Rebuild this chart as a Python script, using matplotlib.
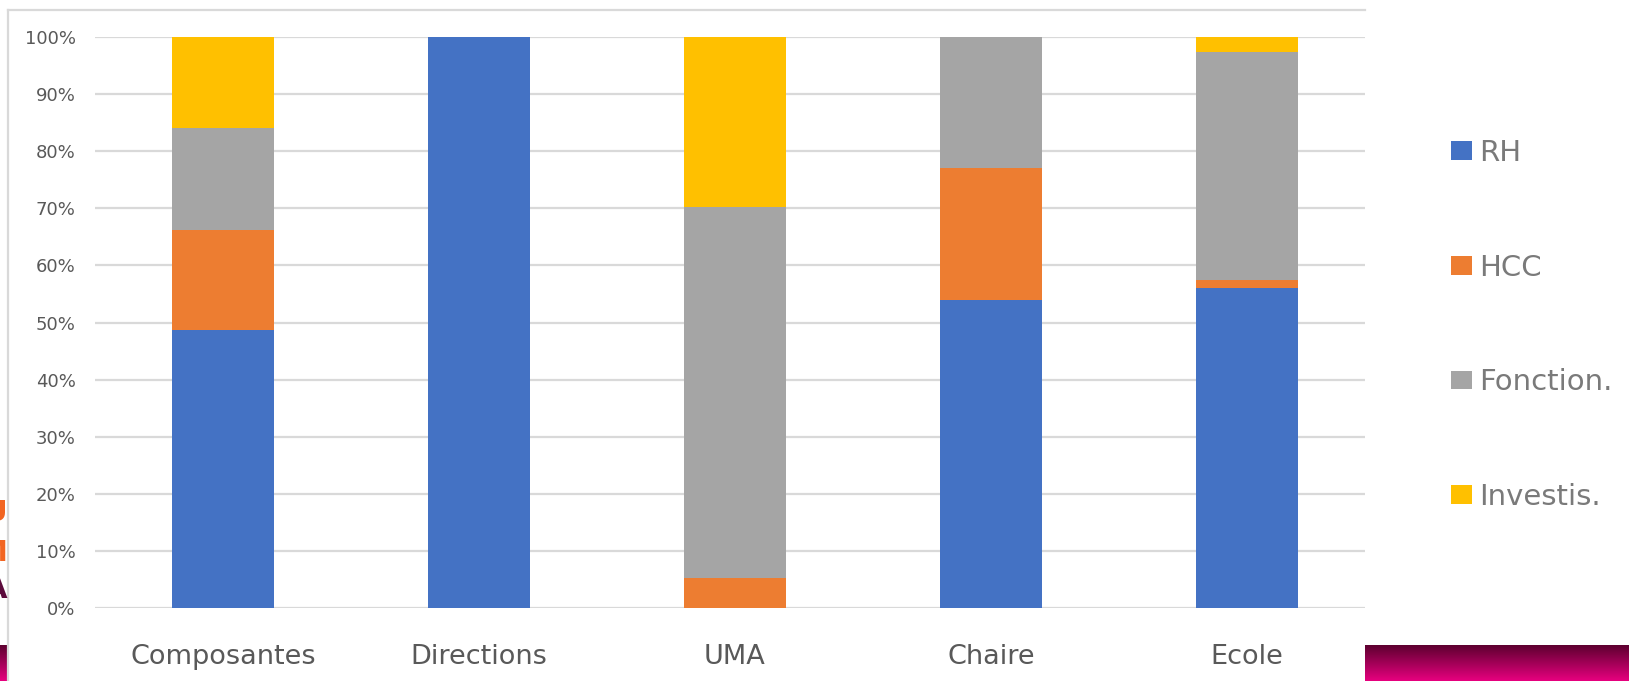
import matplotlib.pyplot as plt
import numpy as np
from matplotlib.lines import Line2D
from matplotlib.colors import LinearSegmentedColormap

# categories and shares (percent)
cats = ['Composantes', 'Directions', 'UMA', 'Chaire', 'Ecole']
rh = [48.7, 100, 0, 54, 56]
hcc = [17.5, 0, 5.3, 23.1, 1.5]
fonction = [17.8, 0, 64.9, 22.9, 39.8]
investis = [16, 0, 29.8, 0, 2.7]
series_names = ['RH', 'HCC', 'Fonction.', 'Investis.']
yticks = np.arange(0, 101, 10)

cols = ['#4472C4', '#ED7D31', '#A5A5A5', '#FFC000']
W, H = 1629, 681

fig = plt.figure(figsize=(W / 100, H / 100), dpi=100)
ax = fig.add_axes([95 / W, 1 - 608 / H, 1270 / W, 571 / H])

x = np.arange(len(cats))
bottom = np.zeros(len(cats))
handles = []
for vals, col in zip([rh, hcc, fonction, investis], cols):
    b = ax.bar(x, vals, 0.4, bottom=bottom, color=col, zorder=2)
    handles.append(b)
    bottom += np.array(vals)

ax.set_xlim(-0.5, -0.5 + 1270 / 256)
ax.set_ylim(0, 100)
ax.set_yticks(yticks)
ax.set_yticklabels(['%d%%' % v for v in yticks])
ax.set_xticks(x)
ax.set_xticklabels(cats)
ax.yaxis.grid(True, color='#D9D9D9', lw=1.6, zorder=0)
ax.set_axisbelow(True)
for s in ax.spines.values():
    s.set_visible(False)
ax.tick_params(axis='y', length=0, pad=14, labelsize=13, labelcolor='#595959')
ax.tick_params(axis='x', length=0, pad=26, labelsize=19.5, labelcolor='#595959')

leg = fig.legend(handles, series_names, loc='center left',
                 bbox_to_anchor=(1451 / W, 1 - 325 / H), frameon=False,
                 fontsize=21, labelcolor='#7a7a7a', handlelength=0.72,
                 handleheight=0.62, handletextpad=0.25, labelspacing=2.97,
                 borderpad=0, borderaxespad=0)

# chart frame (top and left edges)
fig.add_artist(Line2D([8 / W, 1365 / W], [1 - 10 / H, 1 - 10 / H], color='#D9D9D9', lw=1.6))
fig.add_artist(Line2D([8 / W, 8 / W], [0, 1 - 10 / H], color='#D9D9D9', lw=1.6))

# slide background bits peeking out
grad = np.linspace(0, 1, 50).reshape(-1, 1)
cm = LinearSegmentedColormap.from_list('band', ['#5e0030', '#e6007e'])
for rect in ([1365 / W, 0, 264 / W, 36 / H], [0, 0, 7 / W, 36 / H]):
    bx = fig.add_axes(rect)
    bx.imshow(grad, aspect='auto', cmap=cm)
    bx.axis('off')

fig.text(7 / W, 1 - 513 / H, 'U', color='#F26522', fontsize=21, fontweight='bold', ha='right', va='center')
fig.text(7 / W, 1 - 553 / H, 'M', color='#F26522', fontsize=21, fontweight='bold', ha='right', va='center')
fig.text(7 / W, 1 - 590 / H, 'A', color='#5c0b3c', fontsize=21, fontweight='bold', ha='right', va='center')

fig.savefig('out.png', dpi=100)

- _WHAT YOU ARE ASKED TO DO_:
Return each line of the data, keeping its wording exact and omitting pictures.

- _WRITTEN ANSWER_:
Rebuild this chart as a Python script, using matplotlib.
import matplotlib.pyplot as plt
import numpy as np
from matplotlib.lines import Line2D
from matplotlib.colors import LinearSegmentedColormap

# categories and shares (percent)
cats = ['Composantes', 'Directions', 'UMA', 'Chaire', 'Ecole']
rh = [48.7, 100, 0, 54, 56]
hcc = [17.5, 0, 5.3, 23.1, 1.5]
fonction = [17.8, 0, 64.9, 22.9, 39.8]
investis = [16, 0, 29.8, 0, 2.7]
series_names = ['RH', 'HCC', 'Fonction.', 'Investis.']
yticks = np.arange(0, 101, 10)

cols = ['#4472C4', '#ED7D31', '#A5A5A5', '#FFC000']
W, H = 1629, 681

fig = plt.figure(figsize=(W / 100, H / 100), dpi=100)
ax = fig.add_axes([95 / W, 1 - 608 / H, 1270 / W, 571 / H])

x = np.arange(len(cats))
bottom = np.zeros(len(cats))
handles = []
for vals, col in zip([rh, hcc, fonction, investis], cols):
    b = ax.bar(x, vals, 0.4, bottom=bottom, color=col, zorder=2)
    handles.append(b)
    bottom += np.array(vals)

ax.set_xlim(-0.5, -0.5 + 1270 / 256)
ax.set_ylim(0, 100)
ax.set_yticks(yticks)
ax.set_yticklabels(['%d%%' % v for v in yticks])
ax.set_xticks(x)
ax.set_xticklabels(cats)
ax.yaxis.grid(True, color='#D9D9D9', lw=1.6, zorder=0)
ax.set_axisbelow(True)
for s in ax.spines.values():
    s.set_visible(False)
ax.tick_params(axis='y', length=0, pad=14, labelsize=13, labelcolor='#595959')
ax.tick_params(axis='x', length=0, pad=26, labelsize=19.5, labelcolor='#595959')

leg = fig.legend(handles, series_names, loc='center left',
                 bbox_to_anchor=(1451 / W, 1 - 325 / H), frameon=False,
                 fontsize=21, labelcolor='#7a7a7a', handlelength=0.72,
                 handleheight=0.62, handletextpad=0.25, labelspacing=2.97,
                 borderpad=0, borderaxespad=0)

# chart frame (top and left edges)
fig.add_artist(Line2D([8 / W, 1365 / W], [1 - 10 / H, 1 - 10 / H], color='#D9D9D9', lw=1.6))
fig.add_artist(Line2D([8 / W, 8 / W], [0, 1 - 10 / H], color='#D9D9D9', lw=1.6))

# slide background bits peeking out
grad = np.linspace(0, 1, 50).reshape(-1, 1)
cm = LinearSegmentedColormap.from_list('band', ['#5e0030', '#e6007e'])
for rect in ([1365 / W, 0, 264 / W, 36 / H], [0, 0, 7 / W, 36 / H]):
    bx = fig.add_axes(rect)
    bx.imshow(grad, aspect='auto', cmap=cm)
    bx.axis('off')

fig.text(7 / W, 1 - 513 / H, 'U', color='#F26522', fontsize=21, fontweight='bold', ha='right', va='center')
fig.text(7 / W, 1 - 553 / H, 'M', color='#F26522', fontsize=21, fontweight='bold', ha='right', va='center')
fig.text(7 / W, 1 - 590 / H, 'A', color='#5c0b3c', fontsize=21, fontweight='bold', ha='right', va='center')

fig.savefig('out.png', dpi=100)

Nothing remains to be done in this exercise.